Lider PO Donald Tusk na Twitterze nawiązywał do wypowiedzi Asta. W nagraniu lider PO przypomniał marsz, który 4 czerwca przeszedł ulicami Warszawy. "Pamiętacie, jak ulicami Warszawy przeszło pół miliona ludzi? Jak olbrzym się przebudził? Jednym z powodów, dla których poszliśmy razem, była próba powołania komisji 'polowanie na Tuska' - taką sobie PiS wymyślił" - mówił. "I wiecie co? Przed chwilą się dowiedziałem, że skapitulowali, wycofali się z tego pomysłu, właśnie dzięki wam" - dodał.

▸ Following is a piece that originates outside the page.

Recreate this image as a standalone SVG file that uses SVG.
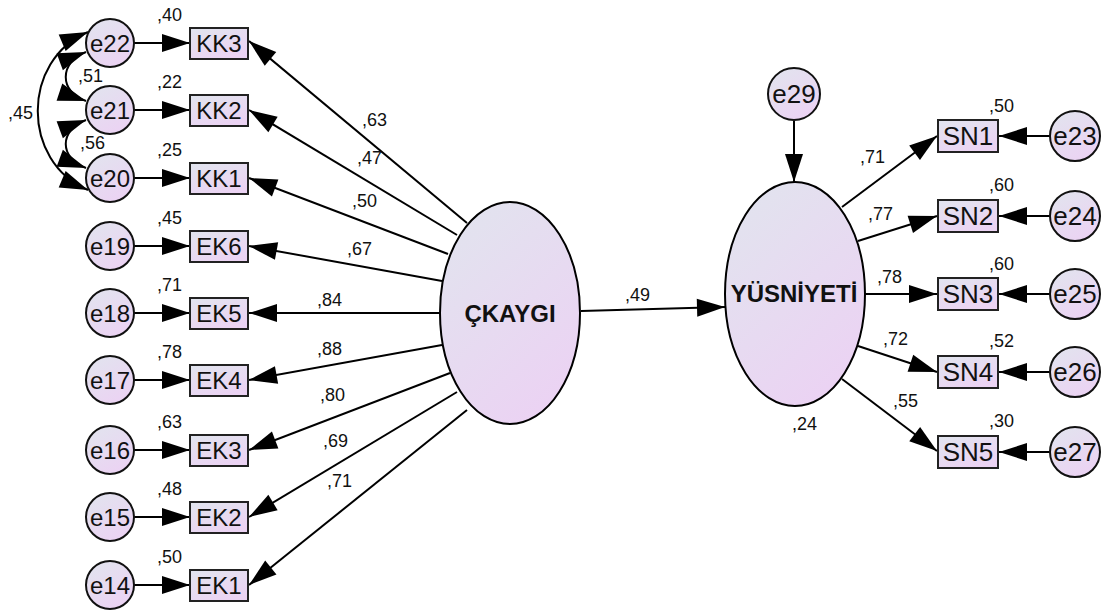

Fogiel: każdemu może zdarzyć się przedwczesna wypowiedź
W piątek rzecznik PiS Rafał Bochenek podkreślił: "Dążymy do tego, aby komisja ds. weryfikacji służb rosyjskich w Polsce powstała". - Nikt niczego nie odpuszcza. Elementem bezpieczeństwa Polaków jest transparentność, a komisja ma być jednym z gwarantów - tłumaczył.
W niedzielę w Polsat News Radosław Fogiel z PiS odnosząc się do słów Asta ocenił, że "każdemu może się zdarzyć jakaś przedwczesna wypowiedź". Jak dodał, PiS z utworzenia komisji "absolutnie się nie wycofuje". - Decyzja leży przede wszystkim w rękach marszałka Sejmu. (...) Absolutnie się z tej koncepcji nie wycofujemy, bo ona jest ważna - dodał Fogiel.
Odmienne zdanie w tej kwestii wyrażali przedstawiciele opozycji. - Nie ma to żadnego znaczenia dlatego, że od początku do końca cały ten projekt został wymyślony tylko i wyłącznie w sprawach wyborczych i ośmieszał całą sprawę. Wpływy rosyjskie oczywiście są w każdym ważnym kraju, ale nikt mądry nie wierzył w to, że w ciągu dwóch miesięcy te wpływy zostaną opisane i wyjaśnione - mówił wicemarszałek Włodzimierz Czarzasty z Lewicy.
Zgorzelski: zwoływanie dodatkowego posiedzenia we wrześniu jest kontrproduktywne
Wicemarszałek Sejmu Piotr Zgorzelski (KP-PSL) zwrócił uwagę, że "najprawdopodobniej mieliśmy już przedostatnie lub nawet ostatnie posiedzenie prezydium Sejmu". - Na dziś stan wygląda w ten sposób, że 29 sierpnia zbierze się posiedzenie Senatu, które do 30 sierpnia przedstawią uchwały Sejmowi, który zbierze się po południu po to, aby przyjąć uchwały Senatu i na tym mieliśmy zakończyć posiedzenie Sejmu tej kadencji, tak zostało to przedstawione przez marszałek Sejmu - poinformował.
Zgorzelski dodał, że "zwoływanie posiedzenia we wrześniu, w ogniu kampanii wyborczej, aby powołać komisję, która - już wiemy - będzie się składała wyłącznie z przedstawicieli PiS, jest kontrproduktywne".
- Ta sprawa jest zamknięta, tej komisji nie będzie - powiedział Grzegorz Schetyna z KO. Odnosząc się do działań PiS dodał, że "mają bałagan i nie są w stanie zorganizować zakończenia procesu (powołania) komisji równolegle z przygotowanym planem referendum".
Krzysztof Bosak z Konfederacji ocenił, że sprzeczne wypowiedzi polityków PiS na temat powołania tej komisji "nie są przypadkowe". Jak dodał, "chodzi o narzucanie tematów". - To ma podtrzymać ten nieco zwiędły już temat w kampanii wyborczej po to, żebyśmy rozmawiali o tym, a nie o podatkach, czy np. regulacjach branży budowlanej, czy ochronie zdrowia - zaznaczył poseł.